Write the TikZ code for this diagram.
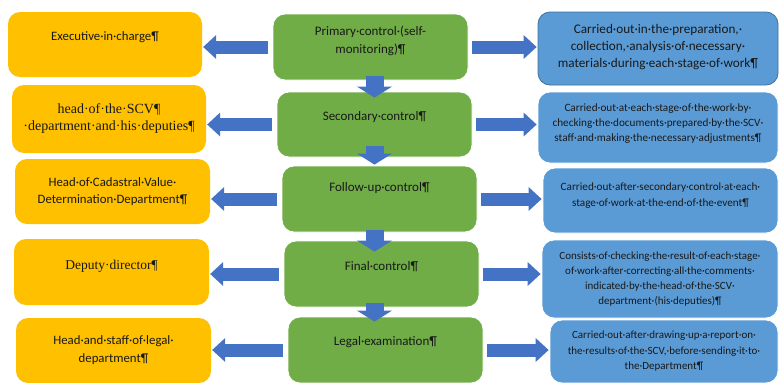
\documentclass[tikz,border=0pt]{standalone}
\usepackage{fontspec}
\setmainfont{Carlito}
\newfontfamily\timesfont{Liberation Serif}
\usetikzlibrary{arrows.meta}

\definecolor{boxorange}{HTML}{FFC000}
\definecolor{boxgreen}{HTML}{70AD47}
\definecolor{boxblue}{HTML}{5B9BD5}
\definecolor{edgeblue}{HTML}{41719C}
\definecolor{arrowblue}{HTML}{4472C4}

\tikzset{
	cbox/.style={rectangle, rounded corners=12pt, inner sep=0pt},
	obox/.style={cbox, fill=boxorange},
	gbox/.style={cbox, fill=boxgreen, draw=white, line width=0.8pt},
	bbox/.style={cbox, fill=boxblue, draw=white, line width=0.8pt},
	txt/.style={align=center, inner sep=0pt, text=black!90},
	otext/.style={txt, font=\fontsize{12.8}{17}\selectfont},
	stext/.style={txt, font=\timesfont\fontsize{14}{17}\selectfont},
	gtext/.style={txt, font=\fontsize{13}{18}\selectfont},
	btext/.style={txt, font=\fontsize{11.2}{15}\selectfont},
	harrow/.style={draw=arrowblue, line width=13pt,
		-{Triangle[width=24pt,length=13pt,line width=0pt]}},
	darrow/.style={draw=arrowblue, line width=18pt,
		-{Triangle[width=35pt,length=11pt,line width=0pt]}},
}

\begin{document}
\begin{tikzpicture}[x=1pt,y=-1pt]
	\useasboundingbox (0,0) rectangle (780,383);

	% who is in charge
	\node[obox, minimum width=194pt, minimum height=65pt] (o1) at (105,44.5) {};
	\node[obox, minimum width=194pt, minimum height=68pt] (o2) at (109,119) {};
	\node[obox, minimum width=195pt, minimum height=65pt] (o3) at (112.5,191.5) {};
	\node[obox, minimum width=195pt, minimum height=66pt] (o4) at (111.5,272) {};
	\node[obox, minimum width=195pt, minimum height=65pt] (o5) at (113.5,350.5) {};

	% control stages
	\node[gbox, minimum width=195pt, minimum height=66pt] (g1) at (370.5,47) {};
	\node[gbox, minimum width=195pt, minimum height=65pt] (g2) at (374.5,124.5) {};
	\node[gbox, minimum width=195pt, minimum height=66pt] (g3) at (379.5,199) {};
	\node[gbox, minimum width=195pt, minimum height=66pt] (g4) at (381.5,274) {};
	\node[gbox, minimum width=195pt, minimum height=66pt] (g5) at (385.5,350) {};

	% what is done
	\node[bbox, draw=edgeblue, minimum width=240pt, minimum height=73pt] (b1) at (658,48.5) {};
	\node[bbox, minimum width=240pt, minimum height=71pt] (b2) at (658,127.5) {};
	\node[bbox, minimum width=235pt, minimum height=65pt] (b3) at (660.5,200.5) {};
	\node[bbox, minimum width=236pt, minimum height=78pt] (b4) at (660,279) {};
	\node[bbox, minimum width=228pt, minimum height=63pt] (b5) at (664,351.5) {};

	\node[otext, yshift=7.5pt] (o1t) at (o1) {Executive·in·charge¶};
	\node[stext, yshift=0.5pt] (o2t) at (o2) {head·of·the·SCV¶\\·department·and·his·deputies¶};
	\node[otext] (o3t) at (o3) {Head·of·Cadastral·Value·\\Determination·Department¶};
	\node[stext, font=\timesfont\fontsize{13.5}{17}\selectfont, yshift=6pt] (o4t) at (o4) {Deputy·director¶};
	\node[otext, font=\fontsize{12.8}{18}\selectfont] (o5t) at (o5) {Head·and·staff·of·legal·\\department¶};

	\node[gtext, yshift=6pt] (g1t) at (g1) {Primary·control·(self-\\monitoring)¶};
	\node[gtext, yshift=7pt] (g2t) at (g2) {Secondary·control¶};
	\node[gtext, yshift=11pt] (g3t) at (g3) {Follow-up·control¶};
	\node[gtext, yshift=7pt] (g4t) at (g4) {Final·control¶};
	\node[gtext, yshift=8pt] (g5t) at (g5) {Legal·examination¶};

	\node[btext, font=\fontsize{13.2}{17}\selectfont, yshift=1.5pt] (b1t) at (b1)
		{Carried·out·in·the·preparation,·\\collection,·analysis·of·necessary·\\materials·during·each·stage·of·work¶};
	\node[btext, yshift=3.5pt] (b2t) at (b2)
		{Carried·out·at·each·stage·of·the·work·by·\\checking·the·documents·prepared·by·the·SCV·\\staff·and·making·the·necessary·adjustments¶};
	\node[btext, font=\fontsize{11.2}{16}\selectfont, yshift=5pt] (b3t) at (b3)
		{Carried·out·after·secondary·control·at·each·\\stage·of·work·at·the·end·of·the·event¶};
	\node[btext, font=\fontsize{11}{15}\selectfont] (b4t) at (b4)
		{Consists·of·checking·the·result·of·each·stage·\\of·work·after·correcting·all·the·comments·\\indicated·by·the·head·of·the·SCV·\\department·(his·deputies)¶};
	\node[btext, font=\fontsize{11}{15.5}\selectfont] (b5t) at (b5)
		{Carried·out·after·drawing·up·a·report·on·\\the·results·of·the·SCV,·before·sending·it·to·\\the·Department¶};

	% arrows
	\foreach \i in {1,...,5} {
		\draw[harrow, shorten <=5pt, shorten >=1pt] (g\i.west) -- (g\i.west -| o\i.east);
		\draw[harrow, shorten <=4pt, shorten >=1pt] (g\i.east) -- (g\i.east -| b\i.west);
	}
	\draw[darrow] ([yshift=4pt]g1.south -| g2.center) -- ([yshift=-6pt]g2.north);
	\draw[darrow] ([yshift=11pt]g2.south) -- ([yshift=1pt]g3.north -| g2.center);
	\draw[darrow] ([yshift=2pt]g3.south -| g2.center) -- ([yshift=-11pt]g4.north -| g2.center);
	\draw[darrow] ([yshift=4pt]g4.south -| g2.center) -- ([yshift=-5pt]g5.north -| g2.center);
\end{tikzpicture}
\end{document}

* [Direction]:
Copy out the listing exactly as it stands, but not the pictures.

* [Output]:
Write the TikZ code for this diagram.
\documentclass[tikz,border=0pt]{standalone}
\usepackage{fontspec}
\setmainfont{Carlito}
\newfontfamily\timesfont{Liberation Serif}
\usetikzlibrary{arrows.meta}

\definecolor{boxorange}{HTML}{FFC000}
\definecolor{boxgreen}{HTML}{70AD47}
\definecolor{boxblue}{HTML}{5B9BD5}
\definecolor{edgeblue}{HTML}{41719C}
\definecolor{arrowblue}{HTML}{4472C4}

\tikzset{
	cbox/.style={rectangle, rounded corners=12pt, inner sep=0pt},
	obox/.style={cbox, fill=boxorange},
	gbox/.style={cbox, fill=boxgreen, draw=white, line width=0.8pt},
	bbox/.style={cbox, fill=boxblue, draw=white, line width=0.8pt},
	txt/.style={align=center, inner sep=0pt, text=black!90},
	otext/.style={txt, font=\fontsize{12.8}{17}\selectfont},
	stext/.style={txt, font=\timesfont\fontsize{14}{17}\selectfont},
	gtext/.style={txt, font=\fontsize{13}{18}\selectfont},
	btext/.style={txt, font=\fontsize{11.2}{15}\selectfont},
	harrow/.style={draw=arrowblue, line width=13pt,
		-{Triangle[width=24pt,length=13pt,line width=0pt]}},
	darrow/.style={draw=arrowblue, line width=18pt,
		-{Triangle[width=35pt,length=11pt,line width=0pt]}},
}

\begin{document}
\begin{tikzpicture}[x=1pt,y=-1pt]
	\useasboundingbox (0,0) rectangle (780,383);

	% who is in charge
	\node[obox, minimum width=194pt, minimum height=65pt] (o1) at (105,44.5) {};
	\node[obox, minimum width=194pt, minimum height=68pt] (o2) at (109,119) {};
	\node[obox, minimum width=195pt, minimum height=65pt] (o3) at (112.5,191.5) {};
	\node[obox, minimum width=195pt, minimum height=66pt] (o4) at (111.5,272) {};
	\node[obox, minimum width=195pt, minimum height=65pt] (o5) at (113.5,350.5) {};

	% control stages
	\node[gbox, minimum width=195pt, minimum height=66pt] (g1) at (370.5,47) {};
	\node[gbox, minimum width=195pt, minimum height=65pt] (g2) at (374.5,124.5) {};
	\node[gbox, minimum width=195pt, minimum height=66pt] (g3) at (379.5,199) {};
	\node[gbox, minimum width=195pt, minimum height=66pt] (g4) at (381.5,274) {};
	\node[gbox, minimum width=195pt, minimum height=66pt] (g5) at (385.5,350) {};

	% what is done
	\node[bbox, draw=edgeblue, minimum width=240pt, minimum height=73pt] (b1) at (658,48.5) {};
	\node[bbox, minimum width=240pt, minimum height=71pt] (b2) at (658,127.5) {};
	\node[bbox, minimum width=235pt, minimum height=65pt] (b3) at (660.5,200.5) {};
	\node[bbox, minimum width=236pt, minimum height=78pt] (b4) at (660,279) {};
	\node[bbox, minimum width=228pt, minimum height=63pt] (b5) at (664,351.5) {};

	\node[otext, yshift=7.5pt] (o1t) at (o1) {Executive·in·charge¶};
	\node[stext, yshift=0.5pt] (o2t) at (o2) {head·of·the·SCV¶\\·department·and·his·deputies¶};
	\node[otext] (o3t) at (o3) {Head·of·Cadastral·Value·\\Determination·Department¶};
	\node[stext, font=\timesfont\fontsize{13.5}{17}\selectfont, yshift=6pt] (o4t) at (o4) {Deputy·director¶};
	\node[otext, font=\fontsize{12.8}{18}\selectfont] (o5t) at (o5) {Head·and·staff·of·legal·\\department¶};

	\node[gtext, yshift=6pt] (g1t) at (g1) {Primary·control·(self-\\monitoring)¶};
	\node[gtext, yshift=7pt] (g2t) at (g2) {Secondary·control¶};
	\node[gtext, yshift=11pt] (g3t) at (g3) {Follow-up·control¶};
	\node[gtext, yshift=7pt] (g4t) at (g4) {Final·control¶};
	\node[gtext, yshift=8pt] (g5t) at (g5) {Legal·examination¶};

	\node[btext, font=\fontsize{13.2}{17}\selectfont, yshift=1.5pt] (b1t) at (b1)
		{Carried·out·in·the·preparation,·\\collection,·analysis·of·necessary·\\materials·during·each·stage·of·work¶};
	\node[btext, yshift=3.5pt] (b2t) at (b2)
		{Carried·out·at·each·stage·of·the·work·by·\\checking·the·documents·prepared·by·the·SCV·\\staff·and·making·the·necessary·adjustments¶};
	\node[btext, font=\fontsize{11.2}{16}\selectfont, yshift=5pt] (b3t) at (b3)
		{Carried·out·after·secondary·control·at·each·\\stage·of·work·at·the·end·of·the·event¶};
	\node[btext, font=\fontsize{11}{15}\selectfont] (b4t) at (b4)
		{Consists·of·checking·the·result·of·each·stage·\\of·work·after·correcting·all·the·comments·\\indicated·by·the·head·of·the·SCV·\\department·(his·deputies)¶};
	\node[btext, font=\fontsize{11}{15.5}\selectfont] (b5t) at (b5)
		{Carried·out·after·drawing·up·a·report·on·\\the·results·of·the·SCV,·before·sending·it·to·\\the·Department¶};

	% arrows
	\foreach \i in {1,...,5} {
		\draw[harrow, shorten <=5pt, shorten >=1pt] (g\i.west) -- (g\i.west -| o\i.east);
		\draw[harrow, shorten <=4pt, shorten >=1pt] (g\i.east) -- (g\i.east -| b\i.west);
	}
	\draw[darrow] ([yshift=4pt]g1.south -| g2.center) -- ([yshift=-6pt]g2.north);
	\draw[darrow] ([yshift=11pt]g2.south) -- ([yshift=1pt]g3.north -| g2.center);
	\draw[darrow] ([yshift=2pt]g3.south -| g2.center) -- ([yshift=-11pt]g4.north -| g2.center);
	\draw[darrow] ([yshift=4pt]g4.south -| g2.center) -- ([yshift=-5pt]g5.north -| g2.center);
\end{tikzpicture}
\end{document}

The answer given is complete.